21st Century And The Rise Of Streaming Services
The 21st century was completely revolutionary for music listening and consumption. Up until that point, most of us had radio transistors, some lame computer speakers, or those now-iconic Walkman headphones, and we had to buy our music – even if it was pirated.
Then, in 2004, YouTube came about. Then mySpace in 2006. The world began to turn.
Internet became widely available, and that allowed us to share and consume free music as much as we wanted to. Napster, torrents, Limewire – these things were infinite libraries of music. YouTube also became flooded with music anyone could listen to. It was truly earth-shattering.
At this point, consumer and professional-grade speakers and headphones became readily available for anyone that wanted to spend some money on them, and what’s even better, by 2010 – most smartphones came with headphones right there in the box.
Around this time, everyone was enjoying music on their own terms, and why wouldn’t they? It was available, and it was “kind of” free – it was paradise. Kids would walk in groups on their way to school, not saying a word to one another because they had headphones in – at least in our experience.
What many don’t know is that companies like Spotify actually came to exist back in the mid-2000s because they didn’t really make their mark until the mid-2010s. But here we are – in the era of streaming.
Nowadays, everyone and their grandma has a subscription to Spotify, Tidal, Apple Music, or whatever else is there at the moment. Streaming services have overcome the world of music. Artists don’t even bother putting out their music in non-digital format. It’s just uploaded on the server, and they make their money with each stream.
Now, the thing that’s funny is that while we have had several different mediums of reproducing and playing the music – one thing remained the same.
We still LISTEN to our music. The music is still playing from speakers or headphones.
Will that change?
Becoming One With The Beat
A few years ago, we were introduced to haptic suits and vests like Woojer Vest. Around that time, the idea of VR or virtual reality was already well embedded in our brains, and while for most of us, the idea of experiencing digital in the real was years away – some visionaries had other plans. It’s safe to say we were quite wrong about the timing.
Even nowadays, in 2023, you can get your hands on a haptic vest like the Woojer and FEEL the sound. Not just listen to it, but actually feel it flowing through your body.
For a more in-depth review of the Woojer Vest, check out:
These almost Ready Player One-like suits allow you to immerse yourself into the world of sound and feel every punch of bass, whether you’re listening to your favourite tune, playing a game, or watching a movie.
And while it’s true that this is the latest and greatest in music/sound experiencing tech, we’re still far away from actually feeling the music.
Our guess is we’re still a decade or so away from completely revolutionizing the way we listen to music. What we feel like it will happen is we’ll end up with chips or some other form of tech that will allow us to hear and feel the music without the sound ever being produced. In other words – we’ll feel and hear it from within.
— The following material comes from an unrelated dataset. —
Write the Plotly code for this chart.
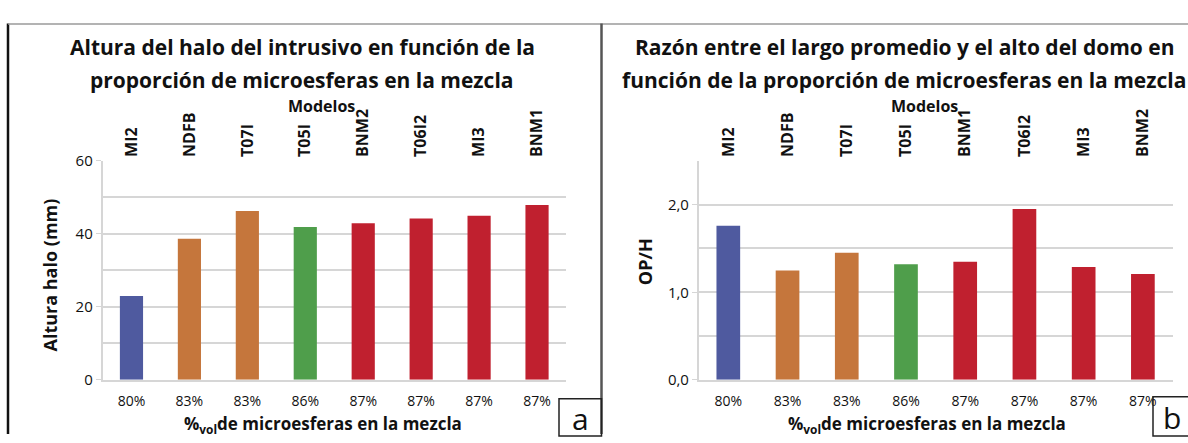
import plotly.graph_objects as go

# Data
porcentaje_a = ["80%", "83%", "83%", "86%", "87%", "87%", "87%", "87%"]
modelos_a = ["MI2", "NDFB", "T07I", "T05I", "BNM2", "T06I2", "MI3", "BNM1"]
altura_halo = [23.0, 38.7, 46.3, 41.9, 42.9, 44.2, 45.0, 47.9]

porcentaje_b = ["80%", "83%", "83%", "86%", "87%", "87%", "87%", "87%"]
modelos_b = ["MI2", "NDFB", "T07I", "T05I", "BNM1", "T06I2", "MI3", "BNM2"]
razon_op_h = [1.76, 1.25, 1.45, 1.32, 1.35, 1.95, 1.29, 1.21]

AZUL, NARANJA, VERDE, ROJO = "#4f5a9f", "#c5763c", "#4f9e4b", "#c0202f"
colores = [AZUL, NARANJA, NARANJA, VERDE, ROJO, ROJO, ROJO, ROJO]

W, H = 1188, 443
FONT = "Open Sans"
TXT = "#111111"
GRID = "#d6d6d6"


def px(x):
    return x / W


def py(y):
    return 1 - y / H


pos = list(range(len(modelos_a)))

fig = go.Figure()

fig.add_trace(go.Bar(x=pos, y=altura_halo, marker=dict(color=colores, line=dict(width=0)),
                     width=0.4, xaxis="x", yaxis="y", hoverinfo="y"))
fig.add_trace(go.Scatter(x=pos, y=altura_halo, mode="markers", marker=dict(opacity=0),
                         xaxis="x3", yaxis="y", hoverinfo="skip", showlegend=False))
fig.add_trace(go.Bar(x=pos, y=razon_op_h, marker=dict(color=colores, line=dict(width=0)),
                     width=0.4, xaxis="x2", yaxis="y2", hoverinfo="y"))
fig.add_trace(go.Scatter(x=pos, y=razon_op_h, mode="markers", marker=dict(opacity=0),
                         xaxis="x4", yaxis="y2", hoverinfo="skip", showlegend=False))

dom_ax = [px(102.5), px(566)]
dom_bx = [px(698.7), px(1172.5)]
dom_y = [py(386.3), py(157)]

xbase = dict(range=[-0.5, 7.5], tickmode="array", tickvals=pos, showgrid=False, zeroline=False,
             ticks="", fixedrange=True)
bottom_font = dict(family=FONT, size=14, color=TXT)
top_font = dict(family=FONT, size=16, color=TXT, weight="bold")
ybase = dict(showgrid=True, gridcolor=GRID, gridwidth=1.5, zeroline=False, showline=True,
             linecolor=GRID, linewidth=1.5, ticks="outside", ticklen=5, tickcolor=GRID,
             tickfont=dict(family=FONT, size=15, color=TXT), fixedrange=True)

fig.update_layout(
    width=W, height=H, autosize=False,
    margin=dict(l=0, r=0, t=0, b=0),
    paper_bgcolor="white", plot_bgcolor="white",
    showlegend=False, bargap=0.6,
    xaxis=dict(**xbase, domain=dom_ax, anchor="y", ticktext=porcentaje_a, tickfont=bottom_font,
               ticklabelstandoff=8, showline=True, linecolor=GRID, linewidth=1.5),
    xaxis3=dict(**xbase, tickfont=top_font, overlaying="x", side="top", anchor="y",
                ticktext=modelos_a, tickangle=-90, ticklabelstandoff=3),
    yaxis=dict(**ybase, domain=dom_y, anchor="x", range=[0, 60], tickmode="array",
               tickvals=[0, 20, 40, 60], ticktext=["0", "20", "40", "60"],
               minor=dict(tickmode="linear", tick0=0, dtick=10, showgrid=True,
                          gridcolor=GRID, gridwidth=1.5, ticks="")),
    xaxis2=dict(**xbase, domain=dom_bx, anchor="y2", ticktext=porcentaje_b, tickfont=bottom_font,
                ticklabelstandoff=8, showline=True, linecolor=GRID, linewidth=1.5),
    xaxis4=dict(**xbase, tickfont=top_font, overlaying="x2", side="top", anchor="y2",
                ticktext=modelos_b, tickangle=-90, ticklabelstandoff=3),
    yaxis2=dict(**ybase, domain=dom_y, anchor="x2", range=[0, 2.5], tickmode="array",
                tickvals=[0, 1, 2], ticktext=["0,0", "1,0", "2,0"],
                minor=dict(tickmode="linear", tick0=0, dtick=0.5, showgrid=True,
                           gridcolor=GRID, gridwidth=1.5, ticks="")),
)


def label(x, y, text, size, bold=True, angle=0, xanchor="center"):
    fig.add_annotation(x=px(x), y=py(y), xref="paper", yref="paper", text=text,
                       showarrow=False, textangle=angle, xanchor=xanchor, yanchor="middle",
                       font=dict(family=FONT, size=size, color="#111",
                                 weight="bold" if bold else "normal"))


# Titles
label(302, 38, "Altura del halo del intrusivo en función de la", 21)
label(302, 72, "proporción de microesferas en la mezcla", 21)
label(904, 38, "Razón entre el largo promedio y el alto del domo en", 21)
label(904, 72, "función de la proporción de microesferas en la mezcla", 21)

# Top category axis titles
label(321, 100, "Modelos", 16)
label(924, 100, "Modelos", 16)

# Bottom axis titles
label(323, 433, "%<sub>vol</sub>de microesferas en la mezcla", 17)
label(927, 433, "%<sub>vol</sub>de microesferas en la mezcla", 17)

# Vertical axis titles
label(50, 277, "Altura halo (mm)", 18, angle=-90)
label(645, 263, "OP/H", 18, angle=-90)

# Panel letters
label(580, 427, "a", 30, bold=False)
label(1172, 426, "b", 30, bold=False)

# Panel frame lines and letter boxes
shapes = [
    dict(x0=px(8), x1=px(8), y0=py(13), y1=py(443), line=dict(color="#111", width=2.5)),
    dict(x0=px(8), x1=px(1188), y0=py(13.5), y1=py(13.5), line=dict(color="#9a9a9a", width=1.5)),
    dict(x0=px(601.5), x1=px(601.5), y0=py(13), y1=py(443), line=dict(color="#555", width=2.5)),
    dict(type="rect", x0=px(559), x1=px(601.5), y0=py(406), y1=py(445), line=dict(color="#222", width=1.5)),
    dict(type="rect", x0=px(1153), x1=px(1192), y0=py(404), y1=py(445), line=dict(color="#222", width=1.5)),
]
for s in shapes:
    s.setdefault("type", "line")
    fig.add_shape(xref="paper", yref="paper", layer="above", **s)

fig.write_html("out.html")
Imagine putting on a VR headset and attending a concert from your bedroom. But, not only that, instead of listening to music through headphones – the music’s directly streamed into your brain. Fascinating, isn’t it?
While it’s true that this is both scary and exciting at the same time, there’s no doubt in our minds that something along these lines will happen sooner rather than later. Elon Musk is already working on a similar product, and if you take a look at his track record – he rarely fails in the long run.
At this point, we can just kick back, relax, put on our favourite pair of headphones and play some tunes – with or without the vest. But, how long will that last – we can’t know.